When Glen Ellyn, Ill., was facing a parking shortage, the village identified a possible solution to this problem in an unused plot of land that couldn’t be transitioned for retail because it was located behind the civic center. The plot of land had potential as a location for a parking garage, but only if it could accommodate several unique constraints.
The site had a zero lot line and was banked by multiple structures. Along with the civic center, it abutted residential dwellings, restaurants, hair salons, government buildings, and a dance studio, so disruption during the project would have to be kept to a minimum.
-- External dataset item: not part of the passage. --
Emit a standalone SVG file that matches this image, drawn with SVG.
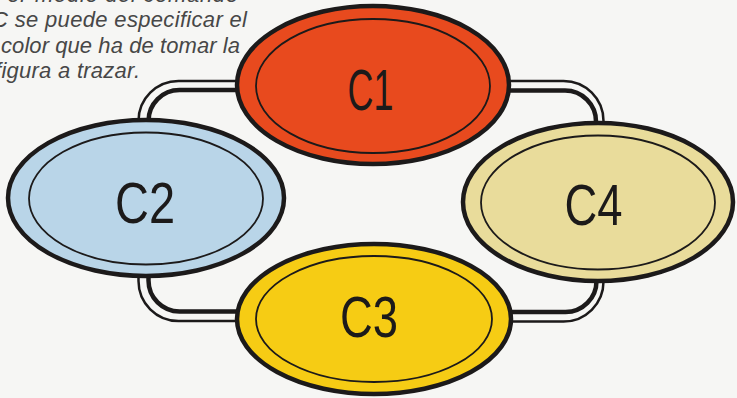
<svg xmlns="http://www.w3.org/2000/svg" width="737" height="398" viewBox="0 0 737 398">
<style>
.cap{font-family:"Liberation Sans",Arial,sans-serif;font-style:italic;font-size:22px;fill:#474747}
.lbl{font-family:"Liberation Sans",Arial,sans-serif;font-size:58px;fill:#1c1a1a;text-anchor:middle}
.outer{stroke:#1c1a1a;stroke-width:4.5}
.inner{fill:none;stroke:#1c1a1a;stroke-width:1.8}
.pthin{fill:none;stroke:#1c1a1a;stroke-width:2.5}
.pthick{fill:none;stroke:#1c1a1a;stroke-width:4.5}
</style>
<rect width="737" height="398" fill="#f6f6f4"/>
<g id="caption">
<text class="cap" x="-8" y="2" textLength="246">Por medio del comando</text>
<text class="cap" x="-8" y="27" textLength="255">C se puede especificar el</text>
<text class="cap" x="1" y="53" textLength="239">color que ha de tomar la</text>
<text class="cap" x="-5" y="78" textLength="145">figura a trazar.</text>
</g>
<g id="connectors">
<path class="pthin" d="M260 81 H178.5 A40 40 0 0 0 138.5 121 V200"/>
<path class="pthick" d="M260 90 H179.5 A31 31 0 0 0 148.5 121 V200"/>
<path class="pthin" d="M480 81 H563.5 A40 40 0 0 1 603.5 121 V200"/>
<path class="pthick" d="M480 90.5 H565 A31 31 0 0 1 596 121.5 V200"/>
<path class="pthin" d="M138.5 200 V281 A40 40 0 0 0 178.5 321 H260"/>
<path class="pthick" d="M148.5 200 V280.5 A31 31 0 0 0 179.5 311.5 H260"/>
<path class="pthin" d="M603.5 200 V281.5 A40 40 0 0 1 563.5 321.5 H480"/>
<path class="pthick" d="M596.5 200 V281 A31 31 0 0 1 565.5 312 H480"/>
</g>
<g id="C1">
<ellipse class="outer" cx="373" cy="85" rx="136" ry="79" fill="#e84a1e"/>
<ellipse class="inner" cx="373" cy="86" rx="117" ry="67"/>
<text class="lbl" x="370.5" y="110" textLength="46" lengthAdjust="spacingAndGlyphs">C1</text>
</g>
<g id="C2">
<ellipse class="outer" cx="146" cy="198" rx="138" ry="78" fill="#b9d5e8"/>
<ellipse class="inner" cx="146" cy="198.5" rx="117" ry="66"/>
<text class="lbl" x="145" y="223" textLength="60" lengthAdjust="spacingAndGlyphs">C2</text>
</g>
<g id="C4">
<ellipse class="outer" cx="598" cy="202" rx="135" ry="79" fill="#e9dc9b"/>
<ellipse class="inner" cx="598" cy="202.5" rx="117" ry="67"/>
<text class="lbl" x="593.5" y="225" textLength="58" lengthAdjust="spacingAndGlyphs">C4</text>
</g>
<g id="C3">
<ellipse class="outer" cx="374" cy="319" rx="137" ry="75" fill="#f6cc14"/>
<ellipse class="inner" cx="374" cy="319" rx="118" ry="63"/>
<text class="lbl" x="369" y="337" textLength="58" lengthAdjust="spacingAndGlyphs">C3</text>
</g>
</svg>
The site also had only one access point, and the owner wanted whatever was built on the site to match the local architecture without exceeding a limited budget.
“Precast concrete lent itself really well to this project to help address all of these issues,” says Victor Ritter, principal, Shive-Hattery. Choosing precast concrete minimized the challenges of working on the small jobsite and helped accelerate the schedule while mitigating the risks of working through the winter months
Turn of the century design
The designers chose an architectural precast concrete wall panel system that served double duty as both the facade and the bearing wall system. The panels feature thin-set brick in horizontal running bonds with dramatic cornices and floral leaf patterns that mimic the adjacent civic center architecture.
The forms were constructed to be modular, with the floral leaf pattern moving across the design, thus accommodating nuances among the different types of architectural wall panels. The panels also feature a basket-weave brick pattern rotated 45 degrees in the lower portions to complement the running bond in the upper part of the panel. Being able to reuse the forms made the detailed design cost effective to achieve.
On the interior of the structure, 15-ft precast concrete double tees span between wall panels and the internal vertical ramp walls, with long-span inverted tee beams providing unobstructed sightlines for two-way turning movements and end-bay parking. The horizontal pattern and decorative grills over punched windows conceal the sloping ramps within the structure while drawing natural light into the space. “It makes it look like just any other building featuring turn-of-the-century architecture,” says Ritter.
The designer added overhead trellises and soft lighting to make the narrow passages around the building more inviting and human scaled. “We wanted to make the walkways nice to travel down for easy transitions,” Ritter explains.
Each precast concrete piece was architecturally finished in the plant and then shipped to the construction site in a carefully timed sequence of trucks and cranes that was coordinated around the needs of the village. The entire precast concrete erection process was completed in just six weeks in the winter of 2020, and the village is thrilled with the result, Ritter says. “It met the budget and schedule and everyone is extremely happy with the result.”